Importance of the field: For patients with congenital and inherited heart disorders, causative mutations are often not identified owing to limitations of current screening techniques. Identifying the mutation is of major importance for genetic counseling of patients and families, facilitating the diagnosis in people at risk and directing clinical management. Next-generation sequencing (NGS) provides unprecedented opportunities to maximize mutation yields and improve clinical management, genetic counseling and monitoring of patients.
Areas covered in this review: Recent NGS applications are reviewed, focusing on methods relevant for molecular diagnostics in cardiogenetics.

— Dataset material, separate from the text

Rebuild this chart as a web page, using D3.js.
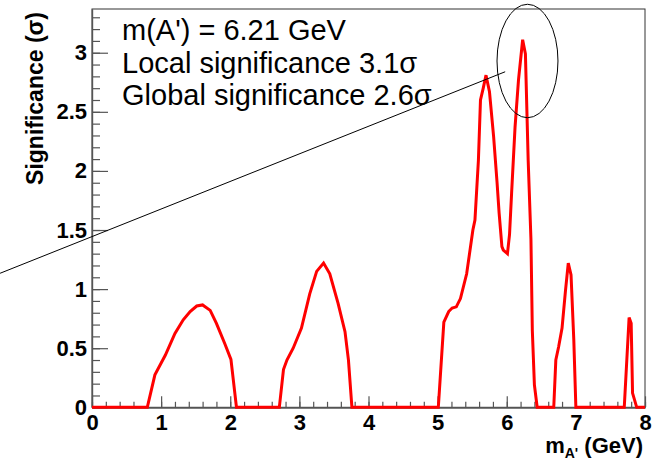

Requirements for reliable implementation in clinical practice and challenges that clinicians, bioinfomaticians and molecular diagnosticians must deal with in analyzing resulting data are discussed.

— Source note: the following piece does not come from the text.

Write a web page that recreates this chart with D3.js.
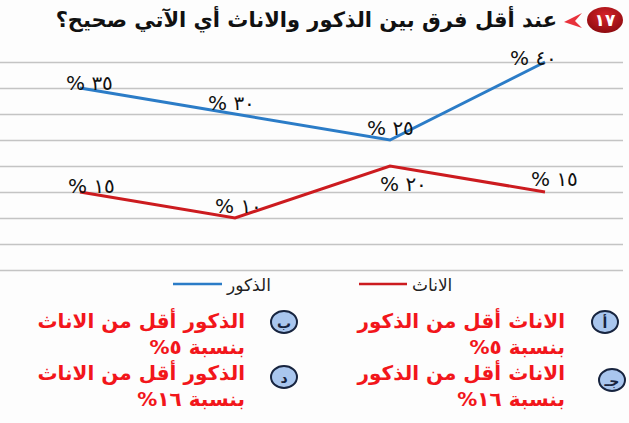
<!DOCTYPE html>
<html lang="ar">
<head>
<meta charset="UTF-8">
<title>الذكور والاناث</title>
<script src="https://cdn.jsdelivr.net/npm/d3@7"></script>
<style>
  body { margin: 0; background: #fdfdfd; }
  svg { display: block; font-family: "DejaVu Sans", sans-serif; }
</style>
</head>
<body>
<div id="chart"></div>
<script>
// البيانات
var categories = ["١", "٢", "٣", "٤"];
var maleValues = [35, 30, 25, 40];
var femaleValues = [15, 10, 20, 15];
var maleLabels = ["٣٥", "٣٠", "٢٥", "٤٠"];
var femaleLabels = ["١٥", "١٠", "٢٠", "١٥"];
var gridTicks = [0, 5, 10, 15, 20, 25, 30, 35, 40];
var seriesNames = ["الذكور", "الاناث"];

var title = "عند أقل فرق بين الذكور والاناث أي الآتي صحيح؟";
var optionLetters = ["أ", "ب", "جـ", "د"];
var optionLines = [
  ["الاناث أقل من الذكور", "بنسبة ٥%"],
  ["الذكور أقل من الاناث", "بنسبة ٥%"],
  ["الاناث أقل من الذكور", "بنسبة ١٦%"],
  ["الذكور أقل من الاناث", "بنسبة ١٦%"]
];

// مكان كل تسمية بالنسبة للنقطة
var maleNudge = [[-14, 2], [-27, -4], [-23, -5], [-35, 3]];
var femaleNudge = [[-12, 1], [-20, -5], [-10, 25], [-14, -6]];

var W = 629, H = 423;
var svg = d3.select("#chart").append("svg")
  .attr("width", W).attr("height", H);

var x = d3.scalePoint().domain(categories).range([80, 545]);
var y = d3.scaleLinear().domain([0, 40]).range([270, 62]);

// خطوط الشبكة
var yAxis = d3.axisLeft(y).tickValues(gridTicks).tickSize(0).tickFormat("");
var g = svg.append("g").call(yAxis);
g.select(".domain").remove();
g.selectAll(".tick line")
  .attr("x1", 0).attr("x2", 623)
  .attr("stroke", "#c4c4c4").attr("stroke-width", 1.5);

// الخطوط
var line = d3.line()
  .x(function(d, i) { return x(categories[i]); })
  .y(function(d) { return y(d); });

var series = [
  {name: seriesNames[0], values: maleValues, labels: maleLabels, nudge: maleNudge, color: "#2b7cc7"},
  {name: seriesNames[1], values: femaleValues, labels: femaleLabels, nudge: femaleNudge, color: "#cc1b1f"}
];

series.forEach(function(s) {
  svg.append("path")
    .attr("d", line(s.values))
    .attr("fill", "none")
    .attr("stroke", s.color)
    .attr("stroke-width", 3);
  svg.append("g").selectAll("text")
    .data(s.values)
    .enter().append("text")
    .attr("x", function(d, i) { return x(categories[i]) + s.nudge[i][0]; })
    .attr("y", function(d, i) { return y(d) + s.nudge[i][1]; })
    .attr("font-size", 20)
    .attr("fill", "#111")
    .text(function(d, i) { return "% " + s.labels[i]; });
});

// وسيلة الإيضاح
var legend = [
  {x1: 173, x2: 222, tx: 227, color: series[0].color, text: seriesNames[0]},
  {x1: 359, x2: 407, tx: 412, color: series[1].color, text: seriesNames[1]}
];
legend.forEach(function(l) {
  svg.append("line").attr("x1", l.x1).attr("x2", l.x2)
    .attr("y1", 284).attr("y2", 284)
    .attr("stroke", l.color).attr("stroke-width", 2.5);
  svg.append("text").attr("x", l.tx).attr("y", 291)
    .attr("font-size", 17).attr("fill", "#222").text(l.text);
});

// العنوان
svg.append("text")
  .attr("x", 557).attr("y", 27)
  .attr("direction", "rtl")
  .attr("text-anchor", "start")
  .attr("font-size", 21)
  .attr("font-weight", "bold")
  .attr("fill", "#111")
  .text(title);

svg.append("path")
  .attr("d", "M582,13 L564,22 L582,28 L575,21 Z")
  .attr("fill", "#e8323c");

var grad = svg.append("defs").append("radialGradient").attr("id", "bd")
  .attr("cx", "50%").attr("cy", "35%").attr("r", "65%");
grad.append("stop").attr("offset", "0%").attr("stop-color", "#d8242a");
grad.append("stop").attr("offset", "100%").attr("stop-color", "#8e0c10");
svg.append("ellipse").attr("cx", 605).attr("cy", 20).attr("rx", 18).attr("ry", 13)
  .attr("fill", "url(#bd)");
svg.append("text").attr("x", 605).attr("y", 26)
  .attr("text-anchor", "middle").attr("font-size", 17).attr("font-weight", "bold")
  .attr("fill", "#fff").text("١٧");

// الاختيارات
var optPos = [
  {cx: 605, cy: 322, tx: 565, ty: 328},
  {cx: 284, cy: 322, tx: 245, ty: 328},
  {cx: 612, cy: 380, tx: 565, ty: 380},
  {cx: 284, cy: 377, tx: 245, ty: 380}
];
optionLetters.forEach(function(letter, i) {
  var p = optPos[i];
  svg.append("ellipse").attr("cx", p.cx).attr("cy", p.cy).attr("rx", 13).attr("ry", 11)
    .attr("fill", "#a9c6ee").attr("stroke", "#17243f").attr("stroke-width", 2);
  svg.append("text").attr("x", p.cx).attr("y", p.cy + 1)
    .attr("text-anchor", "middle").attr("dominant-baseline", "central")
    .attr("font-size", 14).attr("font-weight", "bold")
    .attr("fill", "#17243f").text(letter);
  optionLines[i].forEach(function(t, j) {
    svg.append("text")
      .attr("x", p.tx).attr("y", p.ty + j * 26)
      .attr("direction", "rtl")
      .attr("text-anchor", "start")
      .attr("font-size", 20)
      .attr("font-weight", "bold")
      .attr("fill", "#f2161b")
      .text(t);
  });
});
</script>
</body>
</html>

What the reader will gain: Readers will be introduced to recent developments, techniques and applications in NGS. They will learn about possibilities of using it in clinical diagnostics. They will become acquainted with difficulties and challenges in interpreting the data and considerations around communicating these issues to patients and the community.
Take home message: Although several obstacles are still to be overcome and there is much still to learn, NGS will revolutionize clinical molecular diagnostics of inherited and congenital cardiac diseases, maximizing mutation yields and leading to optimized diagnostic and clinical care.